En réaction à la décision de la Cour internationale de justice (CIJ), qui a ordonné au Myanmar le 23 janvier 2020 de prendre des « mesures conservatoires » pour prévenir des actes de génocide envers les Rohingyas, Nicholas Bequelin, directeur régional d’Amnesty International, a déclaré :
La décision prise le 23 janvier 2020 envoie un message aux dirigeants du Myanmar : le monde ne saurait tolérer leurs atrocités et n’acceptera pas aveuglément leur discours creux sur la situation actuelle dans l’État d’Arakan.
Nicholas Bequelin, directeur régional d’Amnesty International
« La décision prise le 23 janvier 2020 envoie un message aux dirigeants du Myanmar : le monde ne saurait tolérer leurs atrocités et n’acceptera pas aveuglément leur discours creux sur la situation actuelle dans l’État d’Arakan. Selon les estimations, les 600 000 Rohingyas encore sur place sont fréquemment et systématiquement privés de leurs droits les plus élémentaires. Ils risquent véritablement de subir de nouvelles atrocités.

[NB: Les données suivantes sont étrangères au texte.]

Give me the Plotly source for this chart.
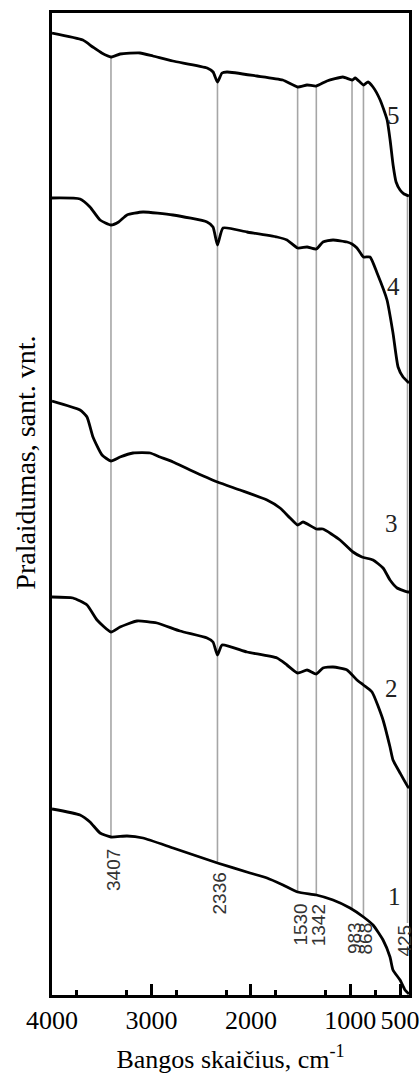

« Il faut que le Myanmar respecte le jugement de la CIJ et prenne des mesures immédiates pour mettre un terme aux atteintes dont ce peuple est victime en ce moment même et empêcher la destruction de preuves.

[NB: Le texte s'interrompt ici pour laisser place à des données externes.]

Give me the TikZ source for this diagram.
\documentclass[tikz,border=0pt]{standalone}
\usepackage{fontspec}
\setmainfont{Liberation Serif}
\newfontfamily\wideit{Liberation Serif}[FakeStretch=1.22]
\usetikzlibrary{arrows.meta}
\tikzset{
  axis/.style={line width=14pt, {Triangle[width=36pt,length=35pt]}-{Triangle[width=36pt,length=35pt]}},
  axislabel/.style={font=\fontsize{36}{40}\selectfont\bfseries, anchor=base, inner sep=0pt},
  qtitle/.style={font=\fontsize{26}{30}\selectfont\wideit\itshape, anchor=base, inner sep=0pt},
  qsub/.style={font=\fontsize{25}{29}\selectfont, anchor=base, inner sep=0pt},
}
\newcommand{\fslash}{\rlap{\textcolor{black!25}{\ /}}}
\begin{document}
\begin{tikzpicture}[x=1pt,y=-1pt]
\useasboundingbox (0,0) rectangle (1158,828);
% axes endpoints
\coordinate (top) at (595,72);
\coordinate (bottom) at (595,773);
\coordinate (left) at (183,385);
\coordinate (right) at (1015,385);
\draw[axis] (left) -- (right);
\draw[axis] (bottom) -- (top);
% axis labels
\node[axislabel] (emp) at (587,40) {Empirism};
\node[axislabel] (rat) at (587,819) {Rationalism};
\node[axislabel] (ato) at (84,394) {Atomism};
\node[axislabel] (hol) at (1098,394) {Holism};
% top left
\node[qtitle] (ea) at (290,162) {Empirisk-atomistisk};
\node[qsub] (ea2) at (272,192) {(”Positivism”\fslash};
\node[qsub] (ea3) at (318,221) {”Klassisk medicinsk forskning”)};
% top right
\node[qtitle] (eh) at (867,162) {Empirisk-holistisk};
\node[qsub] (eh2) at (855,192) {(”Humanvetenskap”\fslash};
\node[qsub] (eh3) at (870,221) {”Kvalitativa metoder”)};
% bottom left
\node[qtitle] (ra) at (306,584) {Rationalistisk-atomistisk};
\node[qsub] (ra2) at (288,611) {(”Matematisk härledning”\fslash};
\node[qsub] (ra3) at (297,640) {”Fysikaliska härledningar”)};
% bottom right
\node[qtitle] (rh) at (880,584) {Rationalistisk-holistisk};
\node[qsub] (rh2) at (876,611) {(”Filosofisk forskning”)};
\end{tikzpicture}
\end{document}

« Cette décision intervient quelques jours seulement après que le Myanmar a publié un rapport de synthèse sur les conclusions de la commission d’enquête indépendante mise en place par l’État. En réalité, celle-ci n’était ni indépendante ni impartiale et ne peut être considérée comme relevant d’une démarche d’investigation crédible sur les crimes contre les Rohingyas. De même, rien n’a été fait pour enquêter sur les violations graves et de grande ampleur commises contre d’autres minorités ethniques ou ailleurs dans le pays.

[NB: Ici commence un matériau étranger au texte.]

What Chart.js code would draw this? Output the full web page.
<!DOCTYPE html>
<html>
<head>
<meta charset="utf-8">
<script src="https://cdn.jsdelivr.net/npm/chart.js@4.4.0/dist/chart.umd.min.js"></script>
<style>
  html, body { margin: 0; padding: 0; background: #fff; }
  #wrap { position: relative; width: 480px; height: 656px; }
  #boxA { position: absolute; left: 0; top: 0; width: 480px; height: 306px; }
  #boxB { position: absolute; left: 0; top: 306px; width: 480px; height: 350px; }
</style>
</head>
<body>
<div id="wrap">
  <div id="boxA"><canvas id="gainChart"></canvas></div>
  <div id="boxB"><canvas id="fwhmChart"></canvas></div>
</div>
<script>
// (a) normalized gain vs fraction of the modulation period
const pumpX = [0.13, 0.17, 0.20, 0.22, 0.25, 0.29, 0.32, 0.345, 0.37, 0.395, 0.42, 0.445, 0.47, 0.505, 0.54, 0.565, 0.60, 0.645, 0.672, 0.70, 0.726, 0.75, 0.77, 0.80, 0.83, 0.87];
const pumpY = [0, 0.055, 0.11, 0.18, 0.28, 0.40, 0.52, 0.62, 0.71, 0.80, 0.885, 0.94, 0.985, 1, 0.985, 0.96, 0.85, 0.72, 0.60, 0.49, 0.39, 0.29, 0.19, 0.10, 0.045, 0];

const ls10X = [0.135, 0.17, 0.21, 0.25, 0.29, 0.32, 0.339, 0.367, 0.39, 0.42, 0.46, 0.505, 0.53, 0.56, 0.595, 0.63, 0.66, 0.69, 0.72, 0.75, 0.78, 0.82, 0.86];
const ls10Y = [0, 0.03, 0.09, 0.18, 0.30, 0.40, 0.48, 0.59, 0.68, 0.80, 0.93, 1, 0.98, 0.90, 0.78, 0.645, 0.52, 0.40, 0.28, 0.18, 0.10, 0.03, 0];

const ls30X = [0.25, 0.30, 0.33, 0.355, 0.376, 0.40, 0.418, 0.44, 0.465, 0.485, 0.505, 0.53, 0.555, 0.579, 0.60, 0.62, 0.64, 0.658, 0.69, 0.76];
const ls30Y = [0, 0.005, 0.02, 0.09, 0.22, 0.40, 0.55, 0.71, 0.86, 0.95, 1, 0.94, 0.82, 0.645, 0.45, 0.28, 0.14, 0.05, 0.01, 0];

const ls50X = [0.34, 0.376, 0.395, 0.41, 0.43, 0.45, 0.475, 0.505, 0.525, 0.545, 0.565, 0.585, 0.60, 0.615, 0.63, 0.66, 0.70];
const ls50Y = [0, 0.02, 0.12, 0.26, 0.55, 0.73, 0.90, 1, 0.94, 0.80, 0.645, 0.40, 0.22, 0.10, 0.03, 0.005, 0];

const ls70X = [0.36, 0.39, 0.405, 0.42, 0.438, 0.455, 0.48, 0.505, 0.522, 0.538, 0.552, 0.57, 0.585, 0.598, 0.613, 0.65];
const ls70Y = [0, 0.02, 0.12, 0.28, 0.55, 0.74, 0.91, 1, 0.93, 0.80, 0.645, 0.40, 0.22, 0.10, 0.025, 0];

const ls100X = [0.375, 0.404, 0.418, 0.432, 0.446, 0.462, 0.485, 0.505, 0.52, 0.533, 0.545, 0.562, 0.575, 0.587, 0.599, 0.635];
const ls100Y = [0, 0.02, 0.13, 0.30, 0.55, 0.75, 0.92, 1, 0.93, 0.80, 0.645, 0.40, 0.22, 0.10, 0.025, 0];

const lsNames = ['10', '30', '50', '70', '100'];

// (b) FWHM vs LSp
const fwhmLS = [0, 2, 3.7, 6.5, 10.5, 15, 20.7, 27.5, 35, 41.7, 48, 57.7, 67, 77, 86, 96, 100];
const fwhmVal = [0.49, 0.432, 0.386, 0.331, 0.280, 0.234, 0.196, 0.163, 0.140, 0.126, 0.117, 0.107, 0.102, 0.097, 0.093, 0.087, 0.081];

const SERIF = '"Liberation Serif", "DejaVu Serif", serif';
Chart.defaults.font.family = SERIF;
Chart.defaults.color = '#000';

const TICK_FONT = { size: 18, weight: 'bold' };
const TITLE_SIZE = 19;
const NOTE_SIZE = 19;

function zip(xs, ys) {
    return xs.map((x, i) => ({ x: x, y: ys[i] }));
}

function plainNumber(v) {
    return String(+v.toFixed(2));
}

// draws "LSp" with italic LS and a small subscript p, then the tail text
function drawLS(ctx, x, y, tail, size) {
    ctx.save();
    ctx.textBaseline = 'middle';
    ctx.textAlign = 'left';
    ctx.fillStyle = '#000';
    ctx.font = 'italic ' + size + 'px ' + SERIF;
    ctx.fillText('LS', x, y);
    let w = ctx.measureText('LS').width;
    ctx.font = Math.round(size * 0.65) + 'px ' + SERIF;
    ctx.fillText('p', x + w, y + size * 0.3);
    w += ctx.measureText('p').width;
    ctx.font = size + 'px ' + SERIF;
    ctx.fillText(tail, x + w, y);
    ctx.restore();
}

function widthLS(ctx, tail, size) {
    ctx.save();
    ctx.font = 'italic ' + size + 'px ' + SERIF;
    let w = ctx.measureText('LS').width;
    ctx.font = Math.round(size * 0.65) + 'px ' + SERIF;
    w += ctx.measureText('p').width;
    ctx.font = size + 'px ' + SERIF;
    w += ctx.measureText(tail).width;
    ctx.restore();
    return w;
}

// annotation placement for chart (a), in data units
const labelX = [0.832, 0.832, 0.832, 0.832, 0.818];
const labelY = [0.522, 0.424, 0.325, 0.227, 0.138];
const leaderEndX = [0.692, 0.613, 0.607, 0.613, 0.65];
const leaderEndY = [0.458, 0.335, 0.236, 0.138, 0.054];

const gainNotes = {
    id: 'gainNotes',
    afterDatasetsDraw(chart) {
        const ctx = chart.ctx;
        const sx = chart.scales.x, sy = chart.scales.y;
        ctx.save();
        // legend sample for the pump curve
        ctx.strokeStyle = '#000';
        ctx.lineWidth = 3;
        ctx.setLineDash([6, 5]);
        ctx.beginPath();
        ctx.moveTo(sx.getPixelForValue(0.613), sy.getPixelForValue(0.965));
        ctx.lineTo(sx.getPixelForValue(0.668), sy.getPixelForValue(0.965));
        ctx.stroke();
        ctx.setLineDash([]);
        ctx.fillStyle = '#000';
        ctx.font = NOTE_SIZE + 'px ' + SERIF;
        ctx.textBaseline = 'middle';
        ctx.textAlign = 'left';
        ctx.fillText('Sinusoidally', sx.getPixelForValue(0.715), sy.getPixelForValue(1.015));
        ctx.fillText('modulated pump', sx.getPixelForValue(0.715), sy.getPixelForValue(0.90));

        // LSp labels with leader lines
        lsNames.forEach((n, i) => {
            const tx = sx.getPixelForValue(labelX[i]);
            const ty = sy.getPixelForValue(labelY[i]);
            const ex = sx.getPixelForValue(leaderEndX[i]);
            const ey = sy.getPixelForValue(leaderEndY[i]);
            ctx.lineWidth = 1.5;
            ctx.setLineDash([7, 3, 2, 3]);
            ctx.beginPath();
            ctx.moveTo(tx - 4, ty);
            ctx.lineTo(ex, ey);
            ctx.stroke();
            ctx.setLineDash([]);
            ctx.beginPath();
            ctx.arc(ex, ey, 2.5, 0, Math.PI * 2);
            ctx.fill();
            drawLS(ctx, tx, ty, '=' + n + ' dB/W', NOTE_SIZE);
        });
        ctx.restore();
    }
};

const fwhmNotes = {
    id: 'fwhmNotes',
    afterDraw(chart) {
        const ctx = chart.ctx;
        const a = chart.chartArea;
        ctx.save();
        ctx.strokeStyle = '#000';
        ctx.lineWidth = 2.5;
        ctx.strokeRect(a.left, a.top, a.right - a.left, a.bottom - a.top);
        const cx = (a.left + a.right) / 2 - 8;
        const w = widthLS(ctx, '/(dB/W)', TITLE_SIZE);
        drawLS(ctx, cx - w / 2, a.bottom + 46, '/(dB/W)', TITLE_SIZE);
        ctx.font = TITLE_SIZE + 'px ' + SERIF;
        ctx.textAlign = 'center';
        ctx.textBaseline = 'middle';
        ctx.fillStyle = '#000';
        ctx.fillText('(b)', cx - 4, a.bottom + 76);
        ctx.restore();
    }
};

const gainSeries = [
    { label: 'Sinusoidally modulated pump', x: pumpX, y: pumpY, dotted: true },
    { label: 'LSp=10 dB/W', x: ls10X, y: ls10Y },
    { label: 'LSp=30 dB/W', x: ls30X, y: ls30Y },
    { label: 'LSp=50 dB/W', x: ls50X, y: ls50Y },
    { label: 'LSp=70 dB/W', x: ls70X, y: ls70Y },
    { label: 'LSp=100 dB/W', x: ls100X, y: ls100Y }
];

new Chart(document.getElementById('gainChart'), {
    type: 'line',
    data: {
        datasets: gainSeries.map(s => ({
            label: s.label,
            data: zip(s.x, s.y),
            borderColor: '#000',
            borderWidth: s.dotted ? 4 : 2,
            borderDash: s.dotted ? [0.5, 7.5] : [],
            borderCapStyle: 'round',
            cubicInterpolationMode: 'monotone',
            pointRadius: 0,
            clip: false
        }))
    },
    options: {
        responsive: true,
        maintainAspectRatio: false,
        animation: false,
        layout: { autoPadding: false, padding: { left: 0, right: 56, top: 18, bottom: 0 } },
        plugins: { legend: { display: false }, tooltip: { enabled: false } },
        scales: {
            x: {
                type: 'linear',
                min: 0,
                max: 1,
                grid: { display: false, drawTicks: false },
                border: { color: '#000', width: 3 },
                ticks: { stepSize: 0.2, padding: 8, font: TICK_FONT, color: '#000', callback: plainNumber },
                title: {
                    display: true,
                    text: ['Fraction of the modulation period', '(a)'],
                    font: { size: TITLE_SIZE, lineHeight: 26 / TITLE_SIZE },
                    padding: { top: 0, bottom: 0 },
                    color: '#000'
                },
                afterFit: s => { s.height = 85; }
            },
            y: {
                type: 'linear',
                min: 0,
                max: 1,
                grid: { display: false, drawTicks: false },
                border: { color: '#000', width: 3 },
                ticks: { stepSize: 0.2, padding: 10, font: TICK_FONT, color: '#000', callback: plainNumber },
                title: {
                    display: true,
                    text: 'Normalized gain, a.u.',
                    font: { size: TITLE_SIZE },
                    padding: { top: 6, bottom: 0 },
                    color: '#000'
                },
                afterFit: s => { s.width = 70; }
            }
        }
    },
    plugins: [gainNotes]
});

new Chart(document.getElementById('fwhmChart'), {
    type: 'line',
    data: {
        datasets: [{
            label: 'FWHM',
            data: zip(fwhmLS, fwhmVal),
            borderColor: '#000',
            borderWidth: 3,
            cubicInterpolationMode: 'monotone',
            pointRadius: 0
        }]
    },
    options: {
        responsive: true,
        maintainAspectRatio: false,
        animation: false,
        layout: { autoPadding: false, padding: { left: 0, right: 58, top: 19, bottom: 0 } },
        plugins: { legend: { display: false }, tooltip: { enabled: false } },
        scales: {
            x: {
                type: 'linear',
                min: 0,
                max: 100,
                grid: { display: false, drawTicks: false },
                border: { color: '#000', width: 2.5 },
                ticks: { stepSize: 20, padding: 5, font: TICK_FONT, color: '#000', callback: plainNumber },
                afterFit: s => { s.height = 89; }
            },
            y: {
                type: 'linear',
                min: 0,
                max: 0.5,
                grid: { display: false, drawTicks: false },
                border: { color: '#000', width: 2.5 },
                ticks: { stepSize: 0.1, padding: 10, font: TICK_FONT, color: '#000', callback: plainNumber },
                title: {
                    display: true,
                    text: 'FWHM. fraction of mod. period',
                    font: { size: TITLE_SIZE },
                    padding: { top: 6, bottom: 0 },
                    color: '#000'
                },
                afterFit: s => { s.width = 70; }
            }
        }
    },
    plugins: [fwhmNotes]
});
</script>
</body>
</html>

« Tant que tous les responsables présumés de graves violations, y compris les donneurs d’ordre, ne seront pas amenés à répondre de leurs actes, ces crimes atroces demeureront endémiques. Le Conseil de sécurité de l’Organisation des Nations unies (ONU) doit de toute urgence saisir la Cour pénale internationale de la situation au Myanmar. »
Complément d’information
Le 11 novembre 2019, la Gambie a saisi la CIJ au motif que le Myanmar ne respectait pas ses obligations au regard de la Convention pour la prévention et la répression du crime de génocide. Elle demandait notamment à la CIJ d’ordonner de toute urgence des « mesures conservatoires » pour empêcher la perpétration de tout acte pouvant s’apparenter ou contribuer au crime de génocide contre les Rohingyas et pour protéger ce peuple de nouvelles atrocités, en attendant qu’il soit statué sur l’affaire.
Des audiences publiques sur les mesures conservatoires se sont tenues à La Haye du 10 au 12 décembre 2019. La délégation du Myanmar, qui avait à sa tête la conseillère d’État et dirigeante de facto Aung San Suu Kyi, a nié les accusations de génocide et appelé la CIJ à rejeter l’affaire et la demande de mesures conservatoires.
Le 20 janvier 2020, la commission d’enquête indépendante mise en place par le gouvernement a présenté son rapport final au président du Myanmar. Elle a conclu que les forces de sécurité s’étaient peut-être rendues coupables de crimes de guerre et d’un « recours disproportionné à la force » mais a indiqué n’avoir trouvé aucune preuve d’intention génocidaire. La version intégrale du rapport n’a pas encore été rendu publique.